Dataset excerpt:
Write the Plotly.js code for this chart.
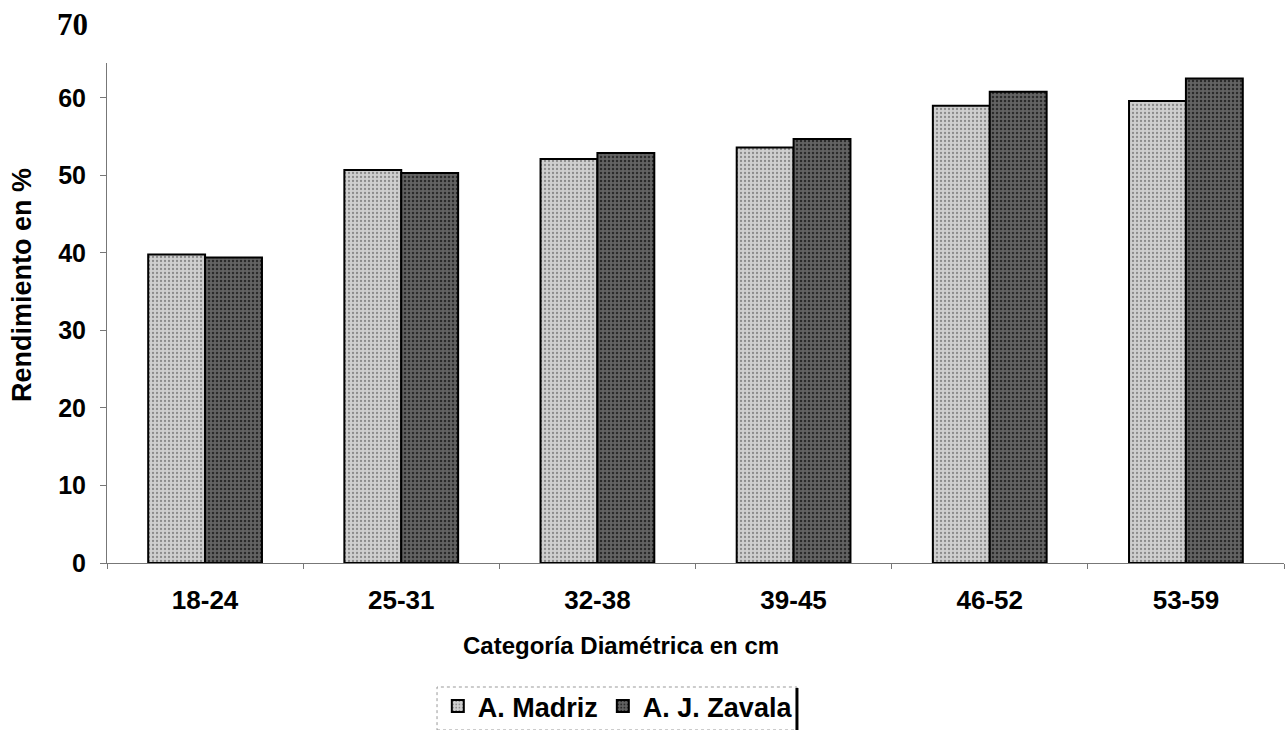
<!DOCTYPE html>
<html>
<head>
<meta charset="utf-8">
<script src="https://cdn.plot.ly/plotly-3.0.1.min.js"></script>
<style>html,body{margin:0;padding:0;background:#fff;}#chart{width:1287px;height:730px;}</style>
</head>
<body>
<div id="chart"></div>
<script>
const categories = ["18-24", "25-31", "32-38", "39-45", "46-52", "53-59"];
const madriz = [39.8, 50.7, 52.1, 53.6, 59.0, 59.6];
const zavala = [39.4, 50.3, 52.9, 54.7, 60.8, 62.5];
const seriesNames = ["A. Madriz", "A. J. Zavala"];
const yTicks = [0, 10, 20, 30, 40, 50, 60];

const F = "Liberation Sans, Arial, sans-serif";

const traces = [
  {type: "bar", name: seriesNames[0], x: categories, y: madriz,
   marker: {color: "#c4c4c4", line: {color: "#000", width: 2},
            pattern: {shape: ".", fgcolor: "#8a8a8a", bgcolor: "#cfcfcf", size: 4, solidity: 0.25}}},
  {type: "bar", name: seriesNames[1], x: categories, y: zavala,
   marker: {color: "#555555", line: {color: "#000", width: 2},
            pattern: {shape: ".", fgcolor: "#2a2a2a", bgcolor: "#636363", size: 4, solidity: 0.3}}}
];

const layout = {
  width: 1287, height: 730,
  margin: {l: 107, r: 3, t: 63, b: 167, autoexpand: false},
  paper_bgcolor: "#fff", plot_bgcolor: "#fff",
  barmode: "group", bargap: 0.42, bargroupgap: 0,
  showlegend: true,
  legend: {orientation: "h", x: 0.434, xanchor: "center", y: -0.238, yanchor: "top",
           font: {family: F, size: 27, color: "#000", weight: 700},
           bgcolor: "rgba(0,0,0,0)", borderwidth: 0, itemwidth: 30, traceorder: "normal"},
  xaxis: {
    automargin: false,
    showline: true, linecolor: "#777", linewidth: 1,
    ticks: "outside", ticklen: 5, tickcolor: "#777", tickson: "boundaries",
    showgrid: false, zeroline: false, ticklabelstandoff: 14,
    tickfont: {family: F, size: 26, color: "#000", weight: 700}
  },
  yaxis: {
    automargin: false,
    range: [0, 64.5], tickvals: yTicks, ticktext: yTicks.map(String),
    showline: true, linecolor: "#777", linewidth: 1,
    ticks: "outside", ticklen: 6, tickcolor: "#777",
    showgrid: false, zeroline: false, ticklabelstandoff: 9,
    tickfont: {family: F, size: 25, color: "#000", weight: 700}
  },
  annotations: [
    {text: "70", xref: "paper", x: -0.0144, xanchor: "right", yref: "paper", y: 1.076, yanchor: "middle",
     showarrow: false, font: {family: "Liberation Serif, Times New Roman, serif", size: 31, color: "#000", weight: 700}},
    {text: "Rendimiento en %", xref: "paper", x: -0.0722, xanchor: "center", yref: "paper", y: 0.556, yanchor: "middle",
     textangle: -90, showarrow: false, font: {family: F, size: 27, color: "#000", weight: 700}},
    {text: "Categoría Diamétrica en cm", xref: "paper", x: 0.437, xanchor: "center", yref: "paper", y: -0.164, yanchor: "middle",
     showarrow: false, font: {family: F, size: 24, color: "#000", weight: 700}}
  ],
  shapes: [
    {type: "rect", xref: "paper", yref: "paper", x0: 0.2804, x1: 0.5862, y0: -0.334, y1: -0.248,
     line: {color: "#999", width: 1, dash: "dot"}, fillcolor: "rgba(0,0,0,0)"},
    {type: "line", xref: "paper", yref: "paper", x0: 0.5862, x1: 0.5862, y0: -0.334, y1: -0.25,
     line: {color: "#000", width: 3}}
  ]
};

Plotly.newPlot("chart", traces, layout, {displayModeBar: false, staticPlot: true});
</script>
</body>
</html>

Exercise prompt:
Restate each line from the start of the listing through the line bearing "const yTicks = [0, 10, 20, 30, 40, 50, 60];" word for word. Drop the pictures.

Result of this task:
Write the Plotly.js code for this chart.
<!DOCTYPE html>
<html>
<head>
<meta charset="utf-8">
<script src="https://cdn.plot.ly/plotly-3.0.1.min.js"></script>
<style>html,body{margin:0;padding:0;background:#fff;}#chart{width:1287px;height:730px;}</style>
</head>
<body>
<div id="chart"></div>
<script>
const categories = ["18-24", "25-31", "32-38", "39-45", "46-52", "53-59"];
const madriz = [39.8, 50.7, 52.1, 53.6, 59.0, 59.6];
const zavala = [39.4, 50.3, 52.9, 54.7, 60.8, 62.5];
const seriesNames = ["A. Madriz", "A. J. Zavala"];
const yTicks = [0, 10, 20, 30, 40, 50, 60];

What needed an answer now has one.